Piccola guida sui dazi Usa
La nuova guerra commerciale americana spiegata punto per punto: obiettivi, effetti, reazioni. E la consueta rassegna stampa
Il 2 aprile 2025 sarà ricordato come la data che ha segnato la svolta più radicale della politica commerciale statunitense dal secondo dopoguerra. Donald Trump, nel Giardino delle Rose della Casa Bianca, ha annunciato tariffe doganali minime del 10% su tutte le importazioni e dazi specifici del 20% verso l’Unione europea e del 34% verso la Cina. Una mossa che, nelle sue intenzioni, inaugura una nuova era di “reciprocità”, ma che nei fatti ha già scatenato turbolenze geopolitiche, crolli finanziari e allarmi sistemici su scala globale.
Una visione del mondo ferma all’Ottocento
Trump continua a citare William McKinley, presidente statunitense di fine Ottocento, come ispirazione per la sua politica commerciale. Una visione nostalgica, che ignora volutamente la complessità delle catene globali del valore. L’obiettivo dichiarato è attrarre investimenti, riportare la produzione in patria, ridurre il deficit commerciale e finanziare un taglio fiscale permanente: i dazi diventano, in questa logica, una fonte alternativa di gettito fiscale.
Ma a quale prezzo? L’impatto sarà doppio. Internamente, si prevede un forte aumento dei prezzi per i consumatori statunitensi. Esternamente, si innesca una reazione a catena da parte dei principali partner commerciali, a partire dall’Unione europea.
L’Europa nella tempesta
La risposta europea è affidata alla presidente della Commissione Ursula von der Leyen: “Siamo nella tempesta. I dazi provocheranno conseguenze disastrose per milioni di persone, faranno aumentare i costi dei farmaci, dei trasporti, delle bollette. Colpiranno imprese grandi e piccole, consumatori e lavoratori”. Von der Leyen ha annunciato contromisure su acciaio, farmaceutica, automotive e agri-food, con l’obiettivo di proteggere un mercato interno da 450 milioni di consumatori.

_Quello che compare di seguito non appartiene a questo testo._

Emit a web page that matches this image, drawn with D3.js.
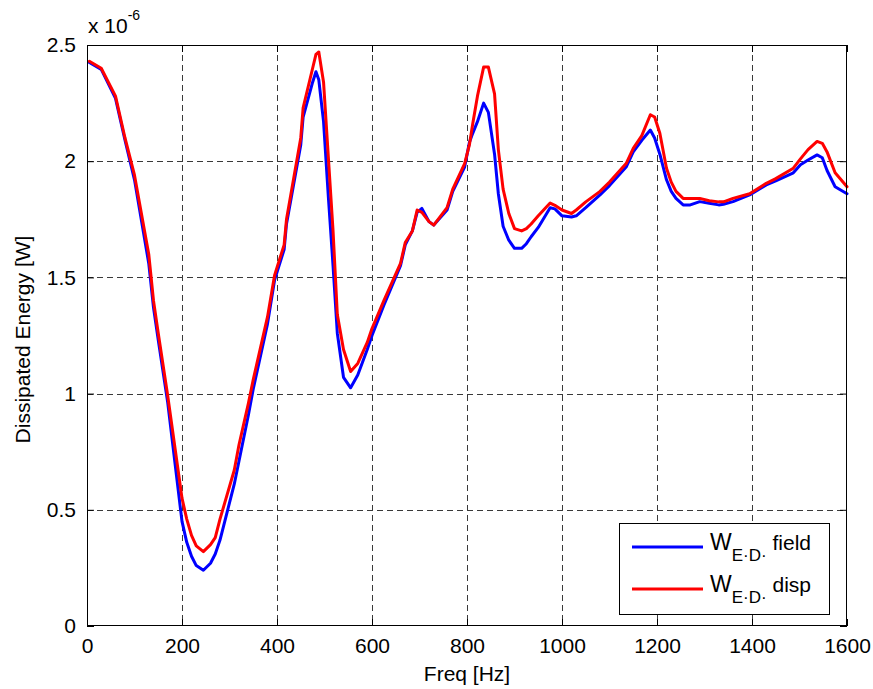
<!DOCTYPE html>
<html>
<head>
<meta charset="utf-8">
<script src="https://cdn.jsdelivr.net/npm/d3@7"></script>
<style>
  html, body { margin: 0; padding: 0; background: #fff; }
  svg { display: block; }
  text { font-family: "Liberation Sans", Arial, Helvetica, sans-serif; fill: #000; }
</style>
</head>
<body>
<svg id="chart" width="873" height="689"></svg>
<script>
// Frequency samples [Hz]
const freq = [5, 30, 60, 80, 100, 130, 140, 150, 170, 200, 210, 220, 230, 245, 260, 270, 280, 310, 320, 340,
  350, 380, 395, 415, 420, 450, 455, 475, 482, 488, 498, 508, 518, 527, 540, 555, 570, 590, 600, 625,
  660, 670, 685, 695, 705, 720, 730, 758, 770, 795, 805, 812, 822, 835, 845, 858, 866, 876, 888, 900,
  915, 925, 935, 950, 975, 985, 1000, 1020, 1030, 1050, 1080, 1100, 1135, 1150, 1168, 1186, 1195, 1206, 1220, 1230,
  1240, 1255, 1270, 1290, 1310, 1330, 1340, 1360, 1395, 1430, 1450, 1487, 1502, 1518, 1537, 1548, 1558, 1575, 1600];

// Dissipated energy, field formulation [x 1e-6 W]
const wField = [2.425, 2.395, 2.27, 2.09, 1.92, 1.56, 1.37, 1.23, 0.96, 0.45, 0.36, 0.30, 0.26, 0.24, 0.27, 0.31, 0.37, 0.61, 0.71, 0.91,
  1.02, 1.30, 1.49, 1.62, 1.73, 2.07, 2.19, 2.34, 2.385, 2.35, 2.17, 1.85, 1.55, 1.26, 1.07, 1.025, 1.08, 1.19, 1.25, 1.38,
  1.55, 1.64, 1.70, 1.78, 1.797, 1.74, 1.725, 1.79, 1.87, 1.975, 2.08, 2.12, 2.17, 2.25, 2.21, 2.03, 1.86, 1.72, 1.66, 1.625,
  1.625, 1.645, 1.675, 1.715, 1.80, 1.795, 1.765, 1.76, 1.765, 1.80, 1.855, 1.895, 1.975, 2.04, 2.09, 2.134, 2.10, 2.03, 1.92, 1.87,
  1.84, 1.812, 1.812, 1.826, 1.819, 1.812, 1.815, 1.826, 1.855, 1.898, 1.915, 1.95, 1.985, 2.005, 2.027, 2.015, 1.96, 1.89, 1.86];

// Dissipated energy, displacement formulation [x 1e-6 W]
const wDisp = [2.43, 2.40, 2.28, 2.10, 1.94, 1.60, 1.40, 1.26, 0.99, 0.55, 0.46, 0.39, 0.345, 0.32, 0.35, 0.38, 0.46, 0.67, 0.78, 0.96,
  1.06, 1.33, 1.51, 1.64, 1.75, 2.10, 2.23, 2.40, 2.46, 2.47, 2.34, 2.02, 1.70, 1.34, 1.19, 1.095, 1.13, 1.22, 1.28, 1.40,
  1.56, 1.65, 1.70, 1.79, 1.78, 1.74, 1.725, 1.80, 1.88, 1.99, 2.07, 2.16, 2.28, 2.405, 2.405, 2.29, 2.05, 1.88, 1.775, 1.71,
  1.70, 1.71, 1.73, 1.765, 1.82, 1.81, 1.79, 1.775, 1.79, 1.825, 1.87, 1.91, 1.99, 2.055, 2.11, 2.20, 2.19, 2.12, 1.97, 1.91,
  1.87, 1.84, 1.84, 1.84, 1.83, 1.825, 1.825, 1.84, 1.86, 1.905, 1.925, 1.97, 2.01, 2.05, 2.085, 2.077, 2.04, 1.95, 1.89];

const xTicks = [0, 200, 400, 600, 800, 1000, 1200, 1400, 1600];
const yTicks = [0, 0.5, 1, 1.5, 2, 2.5];

const svg = d3.select("#chart");
const plot = { left: 87, top: 45, right: 847, bottom: 626 };

const x = d3.scaleLinear().domain([0, 1600]).range([plot.left, plot.right]);
const y = d3.scaleLinear().domain([0, 2.5]).range([plot.bottom, plot.top]);

svg.append("rect").attr("width", 873).attr("height", 689).attr("fill", "#fff");

// Dashed grid
const grid = svg.append("g").attr("stroke", "#3a3a3a").attr("stroke-width", 1)
  .attr("stroke-dasharray", "6,4").attr("fill", "none");
grid.selectAll("line.gx").data(xTicks.slice(1, -1)).join("line")
  .attr("x1", d => Math.round(x(d)) + 0.5).attr("x2", d => Math.round(x(d)) + 0.5)
  .attr("y1", plot.top).attr("y2", plot.bottom);
grid.selectAll("line.gy").data(yTicks.slice(1)).join("line")
  .attr("y1", d => Math.round(y(d)) + 0.5).attr("y2", d => Math.round(y(d)) + 0.5)
  .attr("x1", plot.left).attr("x2", plot.right);

// Axes with inward ticks on all four sides
const tickLen = 7;
const fmt = d => String(d);
const axisBottom = d3.axisBottom(x).tickValues(xTicks).tickSizeInner(-tickLen).tickSizeOuter(0).tickPadding(12).tickFormat(fmt);
const axisTop = d3.axisTop(x).tickValues(xTicks).tickSizeInner(-tickLen).tickSizeOuter(0).tickFormat("");
const axisLeft = d3.axisLeft(y).tickValues(yTicks).tickSizeInner(-tickLen).tickSizeOuter(0).tickPadding(11).tickFormat(fmt);
const axisRight = d3.axisRight(y).tickValues(yTicks).tickSizeInner(-tickLen).tickSizeOuter(0).tickFormat("");

function styleAxis(g) {
  g.select(".domain").remove();
  g.selectAll("line").attr("stroke", "#000");
  g.selectAll("text").attr("font-size", 21).attr("font-family", "Liberation Sans, Arial, sans-serif").attr("fill", "#000");
}
svg.append("g").attr("transform", `translate(0,${plot.bottom})`).call(axisBottom).call(styleAxis);
svg.append("g").attr("transform", `translate(0,${plot.top})`).call(axisTop).call(styleAxis);
svg.append("g").attr("transform", `translate(${plot.left},0)`).call(axisLeft).call(styleAxis);
svg.append("g").attr("transform", `translate(${plot.right},0)`).call(axisRight).call(styleAxis);

// Curves
const lineGen = d3.line().x((d, i) => x(freq[i])).y(d => y(d));
const series = [
  { values: wField, color: "#0000ff", name: "field" },
  { values: wDisp, color: "#ff0000", name: "disp" }
];
svg.append("g").selectAll("path").data(series).join("path")
  .attr("d", s => lineGen(s.values))
  .attr("fill", "none").attr("stroke", s => s.color).attr("stroke-width", 3)
  .attr("stroke-linejoin", "round").attr("stroke-linecap", "round");

// Plot box
svg.append("rect")
  .attr("x", plot.left + 0.5).attr("y", plot.top + 0.5)
  .attr("width", plot.right - plot.left - 1).attr("height", plot.bottom - plot.top - 1)
  .attr("fill", "none").attr("stroke", "#000").attr("stroke-width", 1);

// Exponent label
const expo = svg.append("text").attr("x", 88).attr("y", 33).attr("font-size", 21);
expo.append("tspan").text("x 10");
expo.append("tspan").attr("font-size", 14).attr("dy", -13).text("-6");

// Axis labels
svg.append("text").attr("x", (plot.left + plot.right) / 2).attr("y", 681)
  .attr("text-anchor", "middle").attr("font-size", 21).text("Freq [Hz]");
svg.append("text").attr("transform", `translate(30,${(plot.top + plot.bottom) / 2 + 4}) rotate(-90)`)
  .attr("text-anchor", "middle").attr("font-size", 21).text("Dissipated Energy [W]");

// Legend
const legend = svg.append("g");
legend.append("rect").attr("x", 619.5).attr("y", 523.5).attr("width", 210).attr("height", 91)
  .attr("fill", "#fff").attr("stroke", "#000").attr("stroke-width", 1);
const rowY = [547, 589];
series.forEach((s, i) => {
  legend.append("line").attr("x1", 632).attr("x2", 703).attr("y1", rowY[i]).attr("y2", rowY[i])
    .attr("stroke", s.color).attr("stroke-width", 3);
  const t = legend.append("text").attr("x", 710).attr("y", rowY[i] + 3).attr("font-size", 23);
  t.append("tspan").text("W");
  t.append("tspan").attr("font-size", 17).attr("dy", 11).text("E·D·");
  t.append("tspan").attr("font-size", 21).attr("dy", -11).text(" " + s.name);
});
</script>
</body>
</html>
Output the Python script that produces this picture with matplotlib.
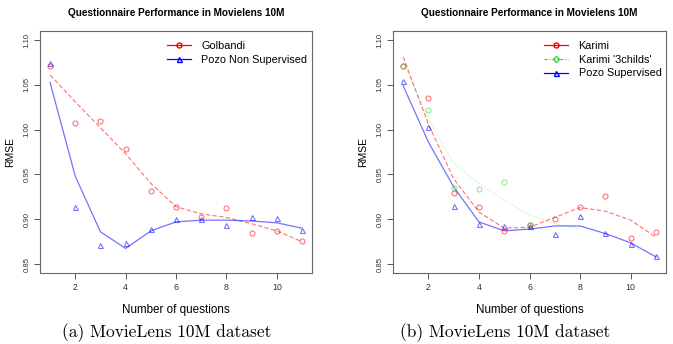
import matplotlib
matplotlib.use('Agg')
import matplotlib.pyplot as plt
from matplotlib.lines import Line2D

questions = list(range(1, 12))

# panel (a)
golbandi_pts = [1.071, 1.007, 1.010, 0.978, 0.931, 0.914, 0.902, 0.9125, 0.885, 0.887, 0.876]
golbandi_fit = [1.061, 1.031, 1.002, 0.973, 0.940, 0.914, 0.906, 0.902, 0.895, 0.887, 0.875]
pozo_ns_pts = [1.0745, 0.914, 0.871, 0.873, 0.889, 0.900, 0.9005, 0.893, 0.902, 0.901, 0.8885]
pozo_ns_fit = [1.0526, 0.948, 0.886, 0.8674, 0.887, 0.897, 0.899, 0.899, 0.898, 0.896, 0.890]

# panel (b)
karimi_pts = [1.0715, 1.035, 0.9295, 0.9136, 0.887, 0.894, 0.9007, 0.9136, 0.9254, 0.8789, 0.8859]
karimi_fit = [1.081, 1.006, 0.945, 0.908, 0.890, 0.891, 0.902, 0.913, 0.909, 0.899, 0.880]
karimi3_x = [1, 2, 3, 4, 5, 6]
karimi3_pts = [1.0715, 1.022, 0.935, 0.934, 0.942, 0.893]
karimi3_fit_x = [1, 2, 3, 4, 5, 6, 7, 8]
karimi3_fit = [1.075, 1.012, 0.962, 0.940, 0.921, 0.905, 0.895, 0.889]
pozo_s_pts = [1.0538, 1.0024, 0.9147, 0.8951, 0.8922, 0.892, 0.8837, 0.9036, 0.8848, 0.8718, 0.8589]
pozo_s_fit = [1.049, 0.986, 0.936, 0.897, 0.887, 0.889, 0.8925, 0.8925, 0.884, 0.8737, 0.858]

y_ticks = [0.85, 0.90, 0.95, 1.00, 1.05, 1.10]
x_ticks = [2, 4, 6, 8, 10]

plt.rcParams['font.family'] = ['Liberation Sans', 'DejaVu Sans']

RED = (1, 0, 0, 0.55)
BLUE = (0, 0, 1, 0.55)
GREEN = (0, 0.85, 0, 0.45)

fig = plt.figure(figsize=(6.73, 3.44), dpi=100)
ax1 = fig.add_axes([0.0594, 0.2064, 0.4042, 0.7035])
ax2 = fig.add_axes([0.584, 0.2064, 0.4056, 0.7035])


def style(ax):
    ax.set_xlim(0.6, 11.4)
    ax.set_ylim(0.84, 1.11)
    ax.set_xticks(x_ticks)
    ax.set_yticks(y_ticks)
    ax.set_yticklabels(['%.2f' % v for v in y_ticks], rotation=90, va='center', fontsize=5.6, color='#333333')
    ax.set_xticklabels([str(v) for v in x_ticks], fontsize=6.3, color='#333333')
    ax.tick_params(direction='out', length=4, width=0.7, color='#555555', pad=3)
    for s in ax.spines.values():
        s.set_color('#666666')
        s.set_linewidth(0.8)
    ax.set_title('Questionnaire Performance in Movielens 10M', fontsize=7.2, fontweight='bold', pad=11)
    ax.set_ylabel('RMSE', fontsize=7.5, labelpad=6)
    ax.set_xlabel('Number of questions', fontsize=8.4, labelpad=9)


mk = dict(linestyle='none', markerfacecolor='none', markersize=3.6, markeredgewidth=0.8)

ax1.plot(questions, golbandi_fit, color=RED, linestyle=(0, (4, 2)), linewidth=0.8)
ax1.plot(questions, pozo_ns_fit, color=BLUE, linewidth=0.9)
ax1.plot(questions, golbandi_pts, marker='o', markeredgecolor=RED, **mk)
ax1.plot(questions, pozo_ns_pts, marker='^', markeredgecolor=BLUE, **mk)
style(ax1)
h1 = [Line2D([], [], color='red', marker='o', markerfacecolor='none', markersize=3.6, linewidth=0.9),
      Line2D([], [], color='blue', marker='^', markerfacecolor='none', markersize=3.6, linewidth=0.9)]
ax1.legend(h1, ['Golbandi', 'Pozo Non Supervised'], loc='upper left', bbox_to_anchor=(0.43, 1.0),
           frameon=False, fontsize=7.8, handlelength=2.2, handletextpad=1.0, labelspacing=0.35)

ax2.plot(karimi3_fit_x, karimi3_fit, color=(0, 0.85, 0, 0.35), linestyle=(0, (1, 1.5)), linewidth=0.7)
ax2.plot(questions, karimi_fit, color=RED, linestyle=(0, (4, 2)), linewidth=0.8)
ax2.plot(questions, pozo_s_fit, color=BLUE, linewidth=0.9)
ax2.plot(questions, karimi_pts, marker='o', markeredgecolor=RED, **mk)
ax2.plot(karimi3_x, karimi3_pts, marker='o', markeredgecolor=GREEN, **mk)
ax2.plot(questions, pozo_s_pts, marker='^', markeredgecolor=BLUE, **mk)
style(ax2)
h2 = [Line2D([], [], color='red', marker='o', markerfacecolor='none', markersize=3.6, linewidth=0.9),
      Line2D([], [], color='#33dd33', marker='D', markerfacecolor='none', markersize=3.2, linewidth=0.8,
             linestyle=(0, (3, 1.5, 1, 1.5))),
      Line2D([], [], color='blue', marker='^', markerfacecolor='none', markersize=3.6, linewidth=0.9)]
ax2.legend(h2, ['Karimi', "Karimi '3childs'", 'Pozo Supervised'], loc='upper left', bbox_to_anchor=(0.517, 1.0),
           frameon=False, fontsize=7.8, handlelength=2.2, handletextpad=1.0, labelspacing=0.35)

fig.text(0.248, 1.5 / 344, '(a) MovieLens 10M dataset', family='cmr10', fontsize=12.5, ha='center', va='bottom')
fig.text(0.751, 1.5 / 344, '(b) MovieLens 10M dataset', family='cmr10', fontsize=12.5, ha='center', va='bottom')

fig.savefig('out.png', dpi=100)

Sergio Mattarella ha definito i dazi un “errore profondo”, richiamando a una risposta “compatta, serena e determinata” da parte dell’Ue. In Italia, Giorgia Meloni ha parlato di “misura sbagliata che non conviene a nessuno”, ma ha evitato toni duri: “Faremo di tutto per scongiurare una guerra commerciale che indebolirebbe l’Occidente a vantaggio di altri attori globali”. Più diretto Antonio Tajani: “Non siamo in guerra, ma se dobbiamo reagire lo faremo. È l’ultima ratio”.
L’impatto sull’Italia: agroalimentare e automotive sotto assedio
Il mercato statunitense è il secondo per l’export italiano, con una crescita del 17% nel 2024. I settori più colpiti saranno quello agroalimentare – Parmigiano Reggiano, prosecco, olio d’oliva, pasta – e quello automobilistico. Per le eccellenze italiane, i nuovi dazi si tradurranno in un aumento dei prezzi che potrebbe escluderle dagli scaffali, rendendole prodotti per élite.
Anche la farmaceutica è a rischio: l’Italia è tra i principali produttori europei di principi attivi e farmaci destinati al mercato statunitense. Se le barriere colpiranno questi beni, a pagare saranno anche i pazienti americani.
Il rischio, per le imprese italiane, è duplice: perdita di quote di mercato e rallentamento degli investimenti, in un contesto globale già segnato dalla frammentazione.